§ 4056. Limitations on distributions
(a) A distribution shall not be made if:
(1) the limited liability company would not be able to pay its debts as they become due
in the ordinary course of business; or
(2) the company’s total assets would be less than the sum of its total liabilities plus
the amount that would be needed, if the company were to be dissolved, wound up, and
terminated at the time of the distribution, to satisfy the preferential rights upon
dissolution, winding up, and termination of members whose preferential rights are
superior to those receiving the distribution.
(b) A limited liability company may base a determination that a distribution is not prohibited
under subsection (a) of this section on financial statements prepared on the basis
of:
(1) generally accepted accounting practices and principles;
(2) a fair valuation; or
(3) another method that is reasonable under the circumstances.
(c) Except as otherwise provided in subsection (e) of this section, the effect of a distribution
under subsection (a) of this section is measured:
(1) in the case of distribution by purchase, redemption, or other acquisition of a distributional
interest in a limited liability company, as of the date money or other property is
transferred or debt incurred by the company; and
(2) in all other cases, as of the date the:
(A) distribution is authorized if the payment occurs within 120 days after the date of
authorization; or
(B) payment is made if it occurs more than 120 days after the date of authorization.
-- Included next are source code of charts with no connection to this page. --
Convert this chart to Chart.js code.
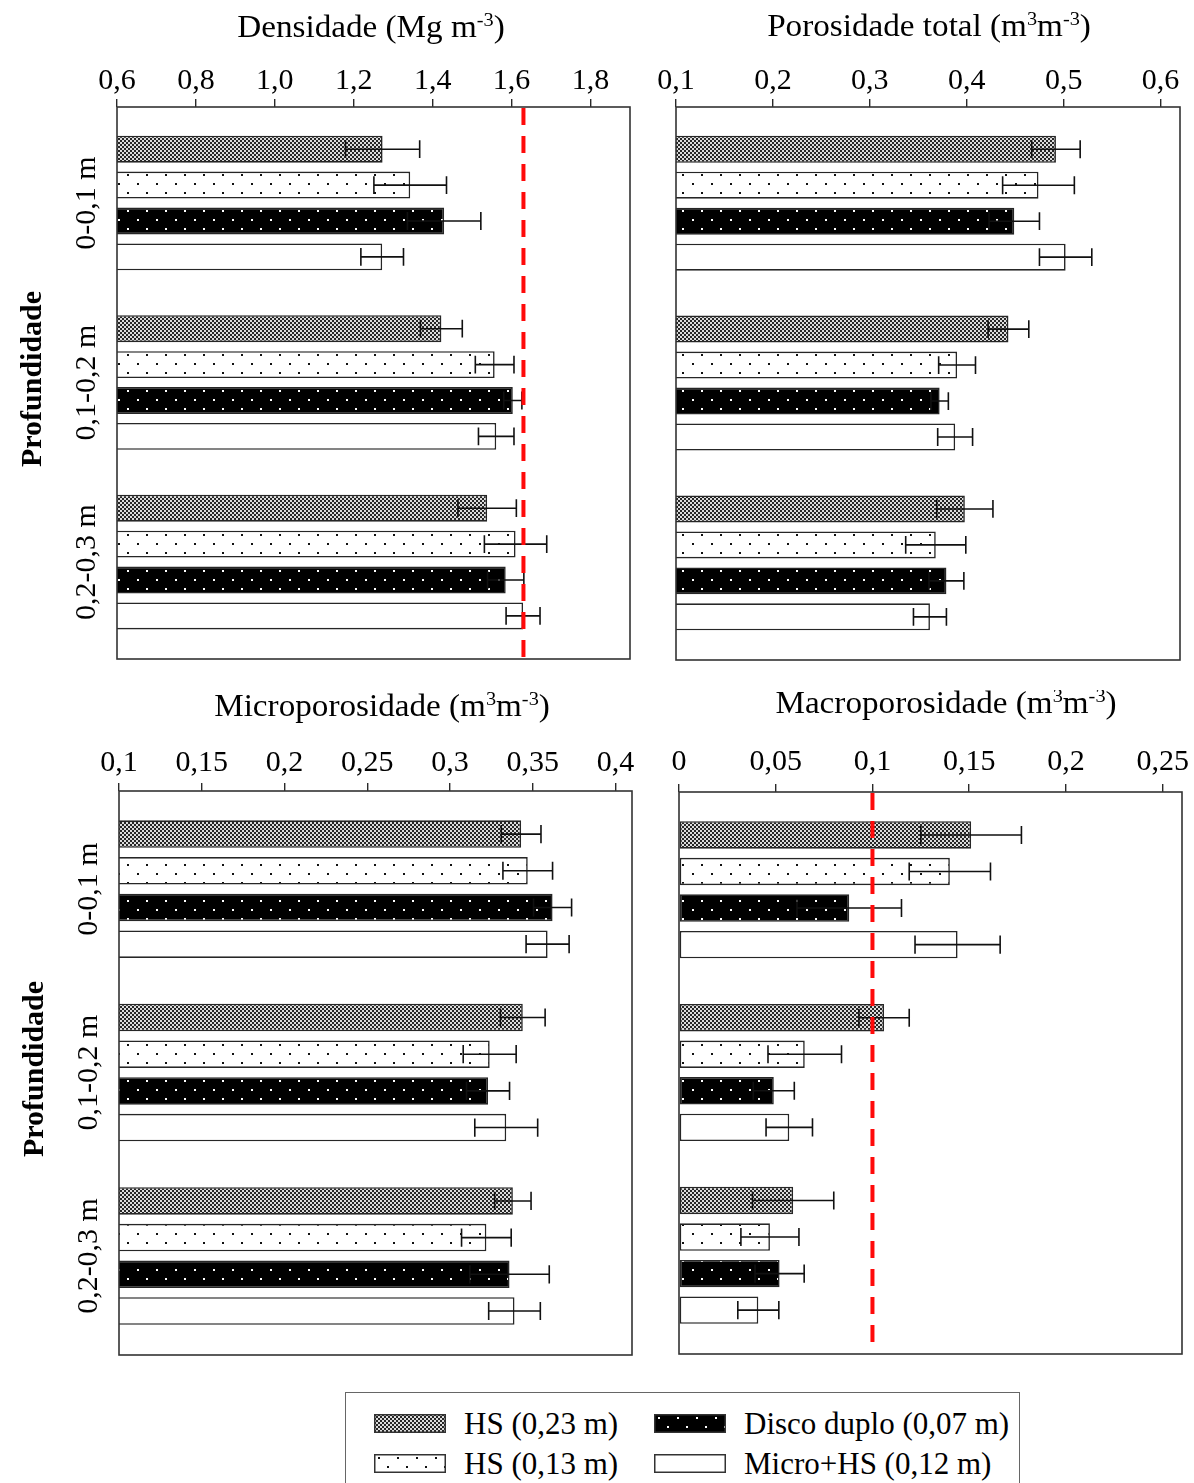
<!DOCTYPE html>
<html>
<head>
<meta charset="utf-8">
<script src="https://cdn.jsdelivr.net/npm/chart.js@4.4.1/dist/chart.umd.min.js"></script>
<style>
  html, body { margin: 0; padding: 0; background: #fff; }
  body { width: 1194px; height: 1483px; position: relative; overflow: hidden;
         font-family: "Liberation Serif", "Times New Roman", serif; color: #000; }
  canvas.panel { position: absolute; }
  #legend { position: absolute; left: 345px; top: 1392px; width: 675px; height: 120px;
            border: 1.5px solid #666; box-sizing: border-box; }
  #legend .sw { position: absolute; }
  #legend .txt { position: absolute; font-size: 31px; line-height: 31px; white-space: nowrap; color: #000; }
</style>
</head>
<body>
<canvas id="c1" class="panel" width="650" height="690" style="left:0;top:0"></canvas>
<canvas id="c2" class="panel" width="544" height="690" style="left:650px;top:0"></canvas>
<canvas id="c3" class="panel" width="650" height="690" style="left:0;top:690px"></canvas>
<canvas id="c4" class="panel" width="544" height="690" style="left:650px;top:690px"></canvas>
<div id="legend"></div>

<script>
// ---- categories and series ----
const depthLabels = ['0-0,1 m', '0,1-0,2 m', '0,2-0,3 m'];
const seriesNames = ['HS (0,23 m)', 'HS (0,13 m)', 'Disco duplo (0,07 m)', 'Micro+HS (0,12 m)'];
const depthAxisTitle = 'Profundidade';

// ---- Densidade (Mg m-3): rows = series, columns = depth ----
const densidadeMedia = [
  [1.273, 1.422, 1.538],
  [1.343, 1.557, 1.610],
  [1.429, 1.603, 1.585],
  [1.272, 1.561, 1.629]
];
const densidadeErro = [
  [0.094, 0.053, 0.074],
  [0.092, 0.049, 0.079],
  [0.093, 0.023, 0.046],
  [0.054, 0.045, 0.043]
];
const densidadeCritica = 1.63;
const densidadeTicks = [0.6, 0.8, 1.0, 1.2, 1.4, 1.6, 1.8];
const densidadeTickLabels = ['0,6', '0,8', '1,0', '1,2', '1,4', '1,6', '1,8'];
const densidadeTitulo = [['Densidade (Mg m'], ['-3', true], [')']];

// ---- Porosidade total (m3 m-3) ----
const porosidadeMedia = [
  [0.492, 0.443, 0.398],
  [0.474, 0.390, 0.368],
  [0.449, 0.372, 0.379],
  [0.502, 0.388, 0.362]
];
const porosidadeErro = [
  [0.025, 0.021, 0.029],
  [0.037, 0.019, 0.031],
  [0.026, 0.009, 0.018],
  [0.027, 0.018, 0.017]
];
const porosidadeTicks = [0.1, 0.2, 0.3, 0.4, 0.5, 0.6];
const porosidadeTickLabels = ['0,1', '0,2', '0,3', '0,4', '0,5', '0,6'];
const porosidadeTitulo = [['Porosidade total (m'], ['3', true], ['m'], ['-3', true], [')']];

// ---- Microporosidade (m3 m-3) ----
const microMedia = [
  [0.343, 0.344, 0.338],
  [0.347, 0.324, 0.322],
  [0.362, 0.323, 0.336],
  [0.359, 0.334, 0.339]
];
const microErro = [
  [0.012, 0.0135, 0.011],
  [0.015, 0.016, 0.015],
  [0.0115, 0.013, 0.024],
  [0.013, 0.019, 0.0156]
];
const microTicks = [0.1, 0.15, 0.2, 0.25, 0.3, 0.35, 0.4];
const microTickLabels = ['0,1', '0,15', '0,2', '0,25', '0,3', '0,35', '0,4'];
const microTitulo = [['Microporosidade (m'], ['3', true], ['m'], ['-3', true], [')']];

// ---- Macroporosidade (m3 m-3) ----
const macroMedia = [
  [0.151, 0.106, 0.059],
  [0.140, 0.065, 0.047],
  [0.088, 0.049, 0.052],
  [0.144, 0.057, 0.041]
];
const macroErro = [
  [0.026, 0.013, 0.021],
  [0.021, 0.019, 0.015],
  [0.027, 0.0106, 0.0127],
  [0.022, 0.012, 0.0106]
];
const macroCritica = 0.10;
const macroTicks = [0, 0.05, 0.1, 0.15, 0.2, 0.25];
const macroTickLabels = ['0', '0,05', '0,1', '0,15', '0,2', '0,25'];
const macroTitulo = [['Macroporosidade (m'], ['3', true], ['m'], ['-3', true], [')']];

// ---- fills ----
const SERIF = '"Liberation Serif", "Times New Roman", serif';
Chart.defaults.font.family = SERIF;
Chart.defaults.color = '#000';

function checkerFill(ctx) {
  const c = document.createElement('canvas');
  c.width = 4; c.height = 4;
  const g = c.getContext('2d');
  g.fillStyle = '#dcdcdc'; g.fillRect(0, 0, 4, 4);
  g.fillStyle = '#262626'; g.fillRect(0, 0, 2, 2); g.fillRect(2, 2, 2, 2);
  return ctx.createPattern(c, 'repeat');
}
function dotFill(ctx, bg, dot) {
  const c = document.createElement('canvas');
  c.width = 19; c.height = 18;
  const g = c.getContext('2d');
  g.fillStyle = bg; g.fillRect(0, 0, 19, 18);
  g.fillStyle = dot; g.fillRect(4, 3, 2, 2); g.fillRect(13, 12, 2, 2);
  return ctx.createPattern(c, 'repeat');
}
function seriesFills(ctx) {
  return [checkerFill(ctx), dotFill(ctx, '#ffffff', '#111111'), dotFill(ctx, '#000000', '#ffffff'), '#ffffff'];
}

// superscript-aware text, slightly widened like the serif titles of the figure
function drawRich(ctx, segs, cx, baseline, size, stretch) {
  const supSize = Math.round(size * 0.62);
  const fMain = size + 'px ' + SERIF, fSup = supSize + 'px ' + SERIF;
  let total = 0;
  const w = segs.map(sg => { ctx.font = sg[1] ? fSup : fMain; const m = ctx.measureText(sg[0]).width; total += m; return m; });
  ctx.save();
  ctx.translate(cx, baseline);
  ctx.scale(stretch, 1);
  let x = -total / 2;
  ctx.textAlign = 'left'; ctx.textBaseline = 'alphabetic'; ctx.fillStyle = '#000';
  segs.forEach((sg, k) => {
    ctx.font = sg[1] ? fSup : fMain;
    ctx.fillText(sg[0], x, sg[1] ? -size * 0.36 : 0);
    x += w[k];
  });
  ctx.restore();
}

// frame, error bars, reference line, titles and depth labels
const panelPlugin = {
  id: 'panelDecor',
  afterDatasetsDraw(chart) {
    const o = chart.options.plugins.panelDecor;
    const ctx = chart.ctx, xs = chart.scales.x, a = chart.chartArea;
    ctx.save();
    // error bars
    ctx.strokeStyle = '#111'; ctx.lineWidth = 1.6; ctx.setLineDash([]);
    chart.data.datasets.forEach((ds, s) => {
      const meta = chart.getDatasetMeta(s);
      meta.data.forEach((bar, i) => {
        const v = meta.controller.getParsed(i).x;
        const e = o.errors[s][i];
        const x1 = xs.getPixelForValue(v - e), x2 = xs.getPixelForValue(v + e);
        const cap = bar.height * 0.33;
        ctx.beginPath();
        ctx.moveTo(x1, bar.y); ctx.lineTo(x2, bar.y);
        ctx.moveTo(x1, bar.y - cap); ctx.lineTo(x1, bar.y + cap);
        ctx.moveTo(x2, bar.y - cap); ctx.lineTo(x2, bar.y + cap);
        ctx.stroke();
      });
    });
    // frame
    ctx.strokeStyle = '#333'; ctx.lineWidth = 1.6;
    ctx.strokeRect(a.left, a.top, a.right - a.left, a.bottom - a.top);
    // critical value line
    if (o.critical != null) {
      const xr = xs.getPixelForValue(o.critical);
      ctx.strokeStyle = '#ff0a0a'; ctx.lineWidth = 4; ctx.setLineDash([17, 11]);
      ctx.beginPath(); ctx.moveTo(xr, a.top + 1); ctx.lineTo(xr, a.bottom - 1); ctx.stroke();
      ctx.setLineDash([]);
    }
    ctx.restore();
  },
  afterDraw(chart) {
    const o = chart.options.plugins.panelDecor;
    const ctx = chart.ctx, ys = chart.scales.y, a = chart.chartArea;
    ctx.save();
    drawRich(ctx, o.title, o.titleX, o.titleY, 31, 1.07);
    if (o.showDepth) {
      ctx.fillStyle = '#000';
      ctx.textAlign = 'center'; ctx.textBaseline = 'alphabetic';
      ctx.font = '30px ' + SERIF;
      depthLabels.forEach((lab, i) => {
        const y = ys.getPixelForValue(i);
        ctx.save(); ctx.translate(a.left - 22, y); ctx.rotate(-Math.PI / 2);
        ctx.fillText(lab, 0, 0); ctx.restore();
      });
      ctx.font = 'bold 30px ' + SERIF;
      ctx.save(); ctx.translate(a.left - 76, (a.top + a.bottom) / 2 - 4); ctx.rotate(-Math.PI / 2);
      ctx.fillText(depthAxisTitle, 0, 0); ctx.restore();
    }
    ctx.restore();
  }
};

function buildPanel(p) {
  const ctx = document.getElementById(p.id).getContext('2d');
  const fills = seriesFills(ctx);
  return new Chart(ctx, {
    type: 'bar',
    data: {
      datasets: seriesNames.map((name, s) => ({
        label: name,
        data: p.media[s].map((v, i) => ({ x: v, y: i })),
        backgroundColor: fills[s],
        borderColor: '#262626',
        borderWidth: 1.6,
        borderSkipped: false,
        categoryPercentage: 0.8,
        barPercentage: 0.75
      }))
    },
    options: {
      indexAxis: 'y',
      responsive: false,
      animation: false,
      devicePixelRatio: 1,
      layout: { padding: p.padding },
      scales: {
        x: {
          type: 'linear', position: 'top', min: p.min, max: p.max,
          beginAtZero: false,
          afterBuildTicks: s => { s.ticks = p.ticks.map(v => ({ value: v })); },
          afterFit: s => { s.height = 50; },
          ticks: {
            autoSkip: false, maxRotation: 0, padding: p.tickPad, color: '#000',
            font: { size: 30, family: SERIF },
            callback: (v, i) => p.tickLabels[i]
          },
          grid: { display: true, drawOnChartArea: false, drawTicks: true, tickLength: 8, color: '#2a2a2a', lineWidth: 1.4 },
          border: { display: false }
        },
        y: {
          type: 'linear', reverse: true, min: -0.535, max: 2.54, offset: false, display: false,
          afterBuildTicks: s => { s.ticks = depthLabels.map((_, i) => ({ value: i })); }
        }
      },
      plugins: {
        legend: { display: false },
        tooltip: { enabled: false },
        title: { display: false },
        panelDecor: {
          errors: p.errors, critical: p.critical, title: p.title,
          titleX: p.titleX, titleY: p.titleY, showDepth: p.showDepth
        }
      }
    },
    plugins: [panelPlugin]
  });
}

buildPanel({ id: 'c1', media: densidadeMedia, errors: densidadeErro, critical: densidadeCritica,
  min: 0.6, max: 1.9, ticks: densidadeTicks, tickLabels: densidadeTickLabels, tickPad: 0,
  padding: { left: 117, right: 20, top: 57, bottom: 31 },
  title: densidadeTitulo, titleX: 371, titleY: 37, showDepth: true });

buildPanel({ id: 'c2', media: porosidadeMedia, errors: porosidadeErro, critical: null,
  min: 0.1, max: 0.62, ticks: porosidadeTicks, tickLabels: porosidadeTickLabels, tickPad: 0,
  padding: { left: 26, right: 14, top: 57, bottom: 30 },
  title: porosidadeTitulo, titleX: 279, titleY: 36, showDepth: false });

buildPanel({ id: 'c3', media: microMedia, errors: microErro, critical: null,
  min: 0.1, max: 0.41, ticks: microTicks, tickLabels: microTickLabels, tickPad: 2,
  padding: { left: 119, right: 18, top: 51, bottom: 25 },
  title: microTitulo, titleX: 382, titleY: 26, showDepth: true });

buildPanel({ id: 'c4', media: macroMedia, errors: macroErro, critical: macroCritica,
  min: 0, max: 0.26, ticks: macroTicks, tickLabels: macroTickLabels, tickPad: 4,
  padding: { left: 29, right: 12, top: 52, bottom: 26 },
  title: macroTitulo, titleX: 296, titleY: 23, showDepth: false });

// legend (two columns, two rows)
(function buildLegend() {
  const box = document.getElementById('legend');
  const cols = [28, 308], rows = [21, 61];
  seriesNames.forEach((name, s) => {
    const col = s < 2 ? 0 : 1, row = s % 2;
    const sw = document.createElement('canvas');
    sw.className = 'sw'; sw.width = 72; sw.height = 19;
    sw.style.left = cols[col] + 'px'; sw.style.top = rows[row] + 'px';
    box.appendChild(sw);
    const g = sw.getContext('2d');
    g.fillStyle = seriesFills(g)[s];
    g.fillRect(0, 0, 72, 19);
    g.strokeStyle = '#333'; g.lineWidth = 1.5;
    g.strokeRect(0.75, 0.75, 70.5, 17.5);
    const t = document.createElement('div');
    t.className = 'txt'; t.textContent = name;
    t.style.left = (cols[col] + 90) + 'px'; t.style.top = (rows[row] - 6) + 'px';
    box.appendChild(t);
  });
})();
</script>
</body>
</html>
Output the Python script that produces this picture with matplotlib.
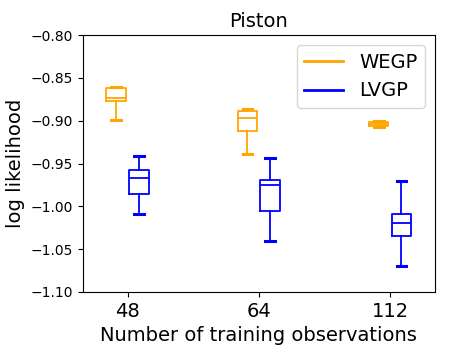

(d) A limited liability company’s indebtedness to a member incurred by reason of a distribution
made in accordance with this section is at parity with the company’s indebtedness
to its general, unsecured creditors.
(e) Indebtedness of a limited liability company, including indebtedness issued in connection
with or as part of a distribution, is not considered a liability for purposes of determinations
under subsection (a) of this section if its terms provide that payment of principal
and interest are made only if and to the extent that payment of a distribution to
members could then be made under this section. If the indebtedness is issued as a
distribution, each payment of principal or interest on the indebtedness and not the
issuance of the indebtedness is treated as a distribution, the effect of which is
measured on the date the payment is made. (Added 2015, No. 17, § 2.)